Thanks to Congress, the legislation is better than the administration’s initial proposal seeking a $700 billion blank check. There’s now real oversight, better taxpayer protections, more upside for the country if the plan works, limits on excessive executive pay for firms bailed out by the plan, and some gestures toward homeowner relief.

The legislation now before Congress requires several federal entities that come into possession or control of home mortgages and mortgage-backed securities to implement plans to “maximize assistance to homeowners,” including reductions in interest rates and mortgage balances. This provision would apply not only to Treasury’s purchases under the bailout program but also to the Federal Housing Finance Agency in its role as conservator over U.S. home mortgage giants Freddie Mac and Fannie Mae and the FDIC when acting as receiver for failed banks. Congress wisely added a raft of oversight and public reporting requirements to the legislation, which means its members can keep a close eye on Treasury’s progress at driving mortgage modifications.

But, faced with administration and congressional Republican intransigence, the focus of the legislation is still on Wall Street, not Main Street. The bill focuses on mortgage-backed securities, not mortgages. If we want to solve the financial crisis, we need to focus on helping homeowners first and foremost. That will require helping distressed homeowners cope with their mortgage payments so that they can avoid foreclosure and continued economic distress.

Sadly, provisions pressed by the Center for American Progress and other progressive organizations to help responsible homeowners who were sold irresponsible mortgages modify the terms of those loans were not included in the final package.

Under this legislation, financially overwhelmed homeowners still cannot turn to federal bankruptcy judges in search of new repayment plans with realistic mortgage payments.

Treasury was not granted the power to get financial institutions that participate in the auctions to submit pools of mortgage loans so that Treasury can ensure the loans are restructured..

If it turns out (as we suspect) that Treasury cannot do enough to restructure mortgages to help our ailing housing market as the economy heads toward recession, then Congress and the administration must revisit this issue quickly and decisively. Getting bad mortgage-backed securities off the books of financial institutions may go a long way toward stabilizing global credit markets. But getting us past the current risk of financial calamity won’t help the real economy where families are stretching paychecks and trying to hold onto jobs unless the rescue program also stabilizes our housing market.

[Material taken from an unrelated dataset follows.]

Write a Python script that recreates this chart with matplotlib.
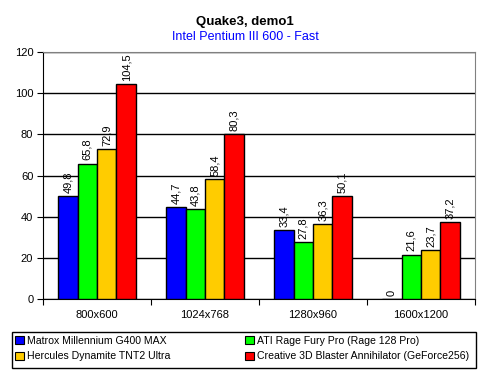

Other aspects of the legislation go a long way toward protecting U.S. taxpayers from more irresponsible mistakes by Bush administration officials and the inevitable efforts by private-sector institutions to take further advantage by dumping their worst assets into this bailout program. The Center will present a more detailed analysis of the legislation and its impact on taxpayers, homeowners, and the financial markets in the coming days.

Most immediately, Congress must accompany the passage of this legislation with swift efforts to help our economy weather a looming recession. First and foremost, the Senate and House of Representatives need to come together on a new economic stimulus package that President Bush must sign. This new stimulus package must contain new infrastructure investments in a low-carbon economy. And it must feature expanded unemployment and food stamp benefits, a broadened Earned Income Tax Credit, and targeted spending to help those hit hardest by eight years of economic mismanagement by the Bush administration.

Beyond a short-term stimulus, it will be up to the next president to put in place a plan for long-term economic recovery and a return to responsible investment and governing.